Le Barça rentre une nouvelle fois sur le terrain sans idée, sans changement tactique, en quelques minutes d’intensité, Liverpool va marquer deux fois, et le Barça va sombrer, une nouvelle fois, après Rome, le Barça est incapable de réagir, Valverde incapable de changer quoi que ce soit dans son équipe. Le comeback de LFC, 4-0, est bien plus lourd, bien plus grave que la Romatada, à tout niveau. Valverde ayant le soutien du vestiaire, va prendre une nouvelle très mauvaise décision, celui de ne pas partir et de ne pas communiquer son départ. Lucho avait choisi de communiquer son départ suite au 4-0 encaissé au Parc, de façon à enlever la pression de ses joueurs. Valverde ne le fera pas, il va se cramponner à son poste, aujourd’hui, je ne sais toujours pas comment lui et le club ont pu croire que quoi que ce soit de bon pourrait découler de cette décision. La fin de saison du Barça vire au cauchemar, une défaite en finale de Copa contre Valence et le Barça perd sa quadruple couronne.

Messi Barça

2019/20 – La sortie par la très petite porte

Valverde aurait pu choisir d’assumer les déroutes en LDC pour protéger ses joueurs, leur retirer la pression et jouer la Copa à fond, après tout, il aurait pu partir sur un double doublé Liga-Copa en deux ans. Il a préféré tenter une troisième saison. Il n’y aura pas grand-chose à dire sur cette troisième saison si ce n’est que ce sera une lente descente aux enfers avant de se voir remercier comme un malpropre, par une direction qui le gardait pour le faire sauter au moment opportun. Il sera dit qu’il a été mal traité par le board, effectivement, mais comme dit plus haut, après s’être accroché au mépris de la raison à son poste après la deuxième humiliation consécutive en C1, son départ ne pouvait qu’être pire…

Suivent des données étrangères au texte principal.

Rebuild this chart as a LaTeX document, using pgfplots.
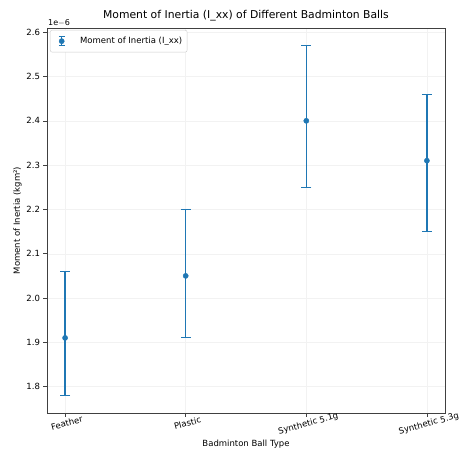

Valverde s’en ira donc en laissant l’image du coach qui n’a pas su faire vibrer les supporters par le jeu, et l’image d’un coach responsable de deux grosses humiliations consécutives sur la scène européenne, deux remontés au score historique pour le club.

Valverde Barça

En conclusion

Il me semble important de conclure en comparant le procédé. Tous les autres coachs cités en début d’article, ont réussi à mettre en place un jeu qui a fait vibrer l’Europe et ont forgé cette identité Barça dans la conscience collective, au-delà du résultat, c’est ce procédé qui a fait la réputation du Barça durant des années. Le Barça de Cruijff a beau avoir quitté la C1 sur un 4-0, il est resté pendant plus d’une décennie la référence du beau jeu, de l’audace, du plaisir, dans la conscience collective…

Louis van Gaal sera aussi le père d’un Barça alléchant, qui a joué avec élégance. Rijkaard, dans la lignée de ses prédécesseurs hollandais, va d’abord travailler le style, puis imposer durablement le 4-3-3. Il va installer le Barça au sommet de l’Europe et de l’Espagne en même temps, et le tout, en développant le jeu le plus spectaculaire à l’époque. Quant à Pep et Lucho, les élèves de Johan et Louis, je n’ai pas besoin d’en dire davantage, les exploits de leur Barça sont encore présents dans les mémoires.

Ce qu’a perdu le Barça depuis 2017, c’est ce style et cette réputation, on ne fait plus référence au Barça pour son jeu, au mieux, on allume sa télé pour voir Messi et quelques autres stars et ça, c’est une bien plus grosse perte que le 4-0 à Anfield ou le 3-0 à Rome.

Pour terminer cet article, un élément me semble important à préciser pour résumer cette période : c’est pendant les blessures de Messi que le Barça de Valverde est tactiquement le plus cohérent sur les phases offensives, la force offensive du Barça devient son collectif, et non les individualités. Valverde a donc été incapable de construire un système avec Messi, c’est là, à mon sens, son plus grand échec au Barça.